Des amendements évoquent la nécessité de se pencher sur les questions de la gouvernance et du pilotage. Et, surtout, la suppression de l’exonération des cotisations sur les bas salaires et les secteurs aidés a été abrogée, afin de donner du temps pour réfléchir à leur modernisation.

LE « GROS MORCEAU » MAINTENANT

Jeudi, le Congrès a voté le cadre de la réforme. Mais « le gros morceau » reste à venir, prévient Gil Brial, Les Loyalistes. C’est-à-dire déterminer les taux de cotisation et préciser le fonctionnement des secteurs aidés. Les élus et les partenaires sociaux ont jusqu’à la fin de l’année pour y parvenir. Le consensus tout juste trouvé survivra- t-il à ces négociations ?

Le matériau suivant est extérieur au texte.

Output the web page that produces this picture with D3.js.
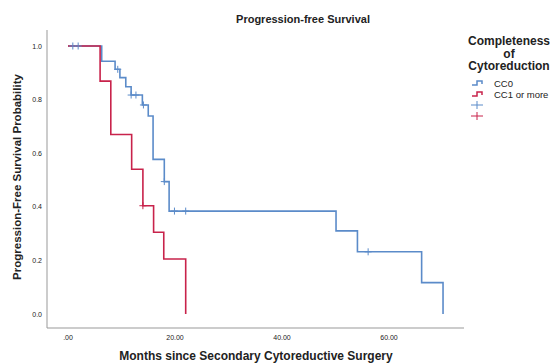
<!DOCTYPE html>
<html>
<head>
<meta charset="utf-8">
<script src="https://cdn.jsdelivr.net/npm/d3@7"></script>
<style>
  body { margin: 0; background: #fff; }
  svg text { font-family: "Liberation Sans", Arial, sans-serif; fill: #222; }
</style>
</head>
<body>
<svg id="chart" width="552" height="364"></svg>
<script>
// step points (months, survival)
var cc0Times = [0, 6.3, 8.8, 9.7, 10.8, 11.8, 13.9, 15.0, 15.9, 18.0, 18.9, 50.1, 54.1, 66.1, 70.1];
var cc0Surv  = [1.0, 0.943, 0.913, 0.882, 0.848, 0.817, 0.780, 0.739, 0.577, 0.494, 0.384, 0.310, 0.232, 0.117, 0.0];
var cc0Censor = [0.9, 1.9, 9.3, 11.8, 12.7, 14.1, 18.0, 19.9, 22.0, 56.1];

var cc1Times = [0, 6.0, 8.0, 11.9, 14.0, 16.0, 17.9, 22.0];
var cc1Surv  = [1.0, 0.869, 0.670, 0.540, 0.404, 0.305, 0.205, 0.0];
var cc1Censor = [14.0];

var xTicks = [0, 20, 40, 60];
var yTicks = [0, 0.2, 0.4, 0.6, 0.8, 1.0];
var groups = ["CC0", "CC1 or more"];
var colors = ["#5b8bc9", "#c8234b"];

var svg = d3.select("#chart");

var x = d3.scaleLinear().domain([0, 60]).range([68, 389]);
var y = d3.scaleLinear().domain([0, 1]).range([314, 46]);

// axes frame (left + bottom)
svg.append("line").attr("x1", 47).attr("x2", 47).attr("y1", 30).attr("y2", 328)
  .style("stroke", "#999").style("stroke-width", 1);
svg.append("line").attr("x1", 47).attr("x2", 464).attr("y1", 328).attr("y2", 328)
  .style("stroke", "#999").style("stroke-width", 1);

svg.selectAll(".ytick").data(yTicks).enter().append("text")
  .attr("class", "ytick")
  .attr("x", 42).attr("y", function(d) { return y(d) + 2.5; })
  .attr("text-anchor", "end").attr("font-size", "7px")
  .text(d3.format(".1f"));

svg.selectAll(".xtick").data(xTicks).enter().append("text")
  .attr("class", "xtick")
  .attr("x", function(d) { return x(d); }).attr("y", 340)
  .attr("text-anchor", "middle").attr("font-size", "7px")
  .text(function(d) { return d === 0 ? ".00" : d.toFixed(2); });

function stepPath(times, surv) {
  var pts = [];
  for (var i = 0; i < times.length; i++) {
    if (i > 0) pts.push([times[i], surv[i - 1]]);
    pts.push([times[i], surv[i]]);
  }
  return d3.line().x(function(d) { return x(d[0]); }).y(function(d) { return y(d[1]); })(pts);
}

function survAt(times, surv, t) {
  var s = surv[0];
  for (var i = 0; i < times.length; i++) if (times[i] <= t) s = surv[i];
  return s;
}

var series = [
  { times: cc0Times, surv: cc0Surv, censor: cc0Censor, color: colors[0] },
  { times: cc1Times, surv: cc1Surv, censor: cc1Censor, color: colors[1] }
];

series.forEach(function(s) {
  svg.append("path")
    .attr("d", stepPath(s.times, s.surv))
    .style("fill", "none").style("stroke", s.color).style("stroke-width", 1.6);
});

// censor marks on top of both curves
series.forEach(function(s) {
  s.censor.forEach(function(t) {
    var cx = x(t), cy = y(survAt(s.times, s.surv, t));
    svg.append("line").attr("x1", cx).attr("x2", cx).attr("y1", cy - 3.5).attr("y2", cy + 3.5)
      .style("stroke", s.color).style("stroke-width", 1);
    svg.append("line").attr("x1", cx - 3.5).attr("x2", cx + 3.5).attr("y1", cy).attr("y2", cy)
      .style("stroke", s.color).style("stroke-width", 1);
  });
});

// titles
svg.append("text").attr("x", 303).attr("y", 23).attr("text-anchor", "middle")
  .attr("font-size", "11px").attr("font-weight", "bold").text("Progression-free Survival");
svg.append("text").attr("x", 256).attr("y", 360).attr("text-anchor", "middle")
  .attr("font-size", "12px").attr("font-weight", "bold").text("Months since Secondary Cytoreductive Surgery");
svg.append("text").attr("transform", "translate(21,177) rotate(-90)").attr("text-anchor", "middle")
  .attr("font-size", "11.5px").attr("font-weight", "bold").text("Progression-Free Survival Probability");

// legend
var legTitle = ["Completeness", "of", "Cytoreduction"];
svg.selectAll(".legtitle").data(legTitle).enter().append("text")
  .attr("class", "legtitle")
  .attr("x", 509).attr("y", function(d, i) { return 45 + i * 12.5; })
  .attr("text-anchor", "middle").attr("font-size", "12px").attr("font-weight", "bold")
  .text(function(d) { return d; });

groups.forEach(function(g, i) {
  var ly = 83 + i * 11;
  svg.append("path")
    .attr("d", "M472," + (ly + 2) + "H477V" + (ly - 2) + "H482V" + (ly + 1))
    .style("fill", "none").style("stroke", colors[i]).style("stroke-width", 1.5);
  svg.append("text").attr("x", 494).attr("y", ly + 3.5).attr("font-size", "9.5px").text(g);
});
colors.forEach(function(c, i) {
  var ly = 105 + i * 11;
  svg.append("line").attr("x1", 471).attr("x2", 483).attr("y1", ly).attr("y2", ly)
    .style("stroke", c).style("stroke-width", 1);
  svg.append("line").attr("x1", 477).attr("x2", 477).attr("y1", ly - 4).attr("y2", ly + 4)
    .style("stroke", c).style("stroke-width", 1);
});
</script>
</body>
</html>
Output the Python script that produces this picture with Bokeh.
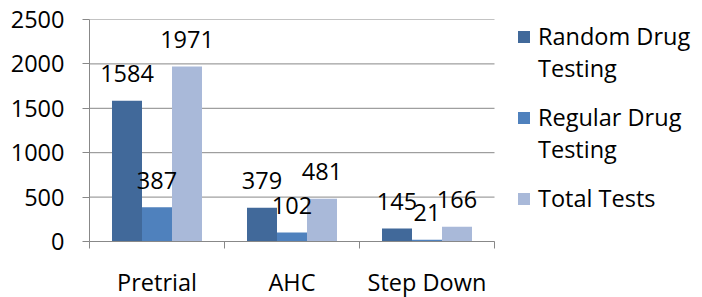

Le débat pourrait facilement raviver des tensions. Car « si le principe est posé, avance Philippe Gomès, le dialogue reste ouvert. Il faudra trouver le même équilibre. » « D’autres chantiers nous attendent », appuie Jean-Pierre Djaiwé, demandant que « les groupes s’entendent et s’inscrivent dans une démarche commune ». Ce « n’est pas une fin, mais un début », affirme également Virginie Ruffenach, présidente du groupe Rassemblement, qui souhaite que la suite soit menée « avec la même méthode ». Gil Brial modère l’enthousiasme général. Certes, « un bel état d’esprit s’est mis en place, mais sur la partie la plus facile à se mettre d’accord. Le plus dur, c’est maintenant. » Les visions s’opposent quant aux taux à appliquer. 13,5 %, comme proposé par Milakulo Tukumuli ? « C’est inacceptable. Allez au-dessus de 10 % serait une erreur. On a conditionné notre vote à la capacité de travailler dessus. »

Les élus se projettent même au-delà de la réforme. « Cette unanimité est une lueur d’espoir. L’esprit de collégialité, de l’Accord de Nouméa n’est pas mort, souhaitons qu’il prospère sur les discussions institutionnelles », formule Milakulo Tukumuli. Un vote de bon augure, espère Philippe Michel, président du groupe Calédonie ensemble, « à la fois sur les sujets de gestion des affaires du pays et sur l’avenir politique ». « Dans ces moments décisifs, ces petits pas positifs ont leur importance », conclut Jean-Pierre Djaïwé.